§ **TASK TO CARRY OUT**
Up to and including the line with "0.0361, 0.0397, 0.0437, 0.0480, 0.0525, 0.0577]", write out the listing from its first line, minus the pictures.

•••••

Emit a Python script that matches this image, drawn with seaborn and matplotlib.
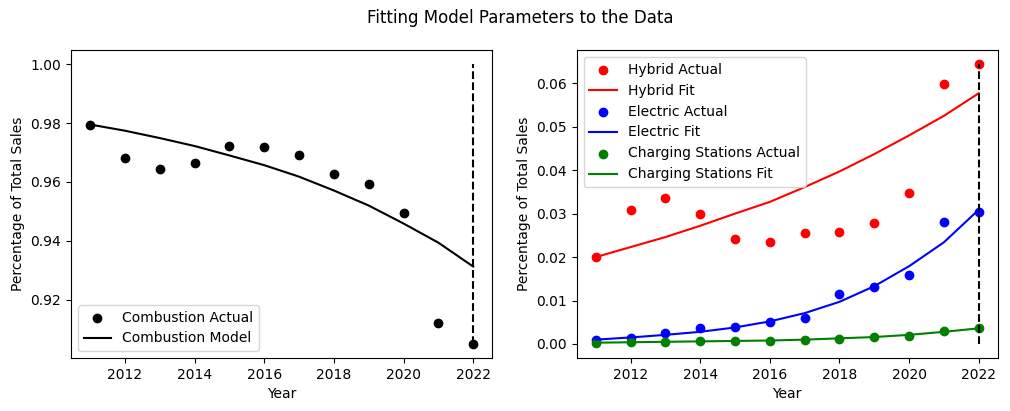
import numpy as np
import matplotlib
matplotlib.use("Agg")
import matplotlib.pyplot as plt
import seaborn as sns

years = np.arange(2011, 2023)

combustion_actual = [0.9795, 0.9682, 0.9643, 0.9665, 0.9723, 0.9720,
                     0.9690, 0.9628, 0.9594, 0.9495, 0.9121, 0.9050]
combustion_model = [0.9795, 0.9774, 0.9749, 0.9722, 0.9690, 0.9657,
                    0.9618, 0.9571, 0.9520, 0.9459, 0.9394, 0.9313]

hybrid_actual = [0.0200, 0.0308, 0.0336, 0.0299, 0.0241, 0.0234,
                 0.0255, 0.0257, 0.0278, 0.0347, 0.0598, 0.0644]
hybrid_fit = [0.0200, 0.0223, 0.0246, 0.0272, 0.0300, 0.0327,
              0.0361, 0.0397, 0.0437, 0.0480, 0.0525, 0.0577]

electric_actual = [0.0010, 0.0013, 0.0025, 0.0037, 0.0039, 0.0051,
                   0.0060, 0.0115, 0.0131, 0.0159, 0.0280, 0.0303]
electric_fit = [0.0010, 0.0015, 0.0021, 0.0028, 0.0038, 0.0052,
                0.0071, 0.0097, 0.0133, 0.0179, 0.0234, 0.0309]

charging_actual = [0.0002, 0.0005, 0.0005, 0.0007, 0.0007, 0.0008,
                   0.0009, 0.0011, 0.0015, 0.0019, 0.0030, 0.0037]
charging_fit = [0.0003, 0.0004, 0.0005, 0.0006, 0.0007, 0.0008,
                0.0010, 0.0013, 0.0016, 0.0021, 0.0028, 0.0036]


def main():
    fig, (ax1, ax2) = plt.subplots(1, 2, figsize=(10.1, 4.11), dpi=100)
    fig.subplots_adjust(left=0.0703, right=0.988, bottom=0.129, top=0.878, wspace=0.20)

    # left panel: combustion
    sns.scatterplot(x=years, y=combustion_actual, color='black', s=36,
                    edgecolor='black', linewidth=1, label='Combustion Actual', ax=ax1)
    sns.lineplot(x=years, y=combustion_model, color='black',
                 label='Combustion Model', ax=ax1)
    ax1.vlines(2022, min(combustion_actual), 1.0, colors='black', linestyles='dashed')
    ax1.set_xlabel('Year')
    ax1.set_ylabel('Percentage of Total Sales')
    ax1.legend(loc='lower left')

    # right panel: hybrid / electric / charging
    for actual, fit, col, name in [
        (hybrid_actual, hybrid_fit, 'red', 'Hybrid'),
        (electric_actual, electric_fit, 'blue', 'Electric'),
        (charging_actual, charging_fit, 'green', 'Charging Stations'),
    ]:
        sns.scatterplot(x=years, y=actual, color=col, s=36, edgecolor=col,
                        linewidth=1, label=f'{name} Actual', ax=ax2)
        sns.lineplot(x=years, y=fit, color=col, label=f'{name} Fit', ax=ax2)
    ax2.vlines(2022, 0, max(hybrid_actual), colors='black', linestyles='dashed')
    ax2.set_xlabel('Year')
    ax2.set_ylabel('Percentage of Total Sales')
    ax2.legend(loc='upper left')

    fig.suptitle('Fitting Model Parameters to the Data', x=0.515, y=0.956, va='center')
    fig.savefig('out.png', dpi=100)
    plt.close(fig)


if __name__ == '__main__':
    main()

•••••

§ **ANSWER TO THIS PROBLEM**
Emit a Python script that matches this image, drawn with seaborn and matplotlib.
import numpy as np
import matplotlib
matplotlib.use("Agg")
import matplotlib.pyplot as plt
import seaborn as sns

years = np.arange(2011, 2023)

combustion_actual = [0.9795, 0.9682, 0.9643, 0.9665, 0.9723, 0.9720,
                     0.9690, 0.9628, 0.9594, 0.9495, 0.9121, 0.9050]
combustion_model = [0.9795, 0.9774, 0.9749, 0.9722, 0.9690, 0.9657,
                    0.9618, 0.9571, 0.9520, 0.9459, 0.9394, 0.9313]

hybrid_actual = [0.0200, 0.0308, 0.0336, 0.0299, 0.0241, 0.0234,
                 0.0255, 0.0257, 0.0278, 0.0347, 0.0598, 0.0644]
hybrid_fit = [0.0200, 0.0223, 0.0246, 0.0272, 0.0300, 0.0327,
              0.0361, 0.0397, 0.0437, 0.0480, 0.0525, 0.0577]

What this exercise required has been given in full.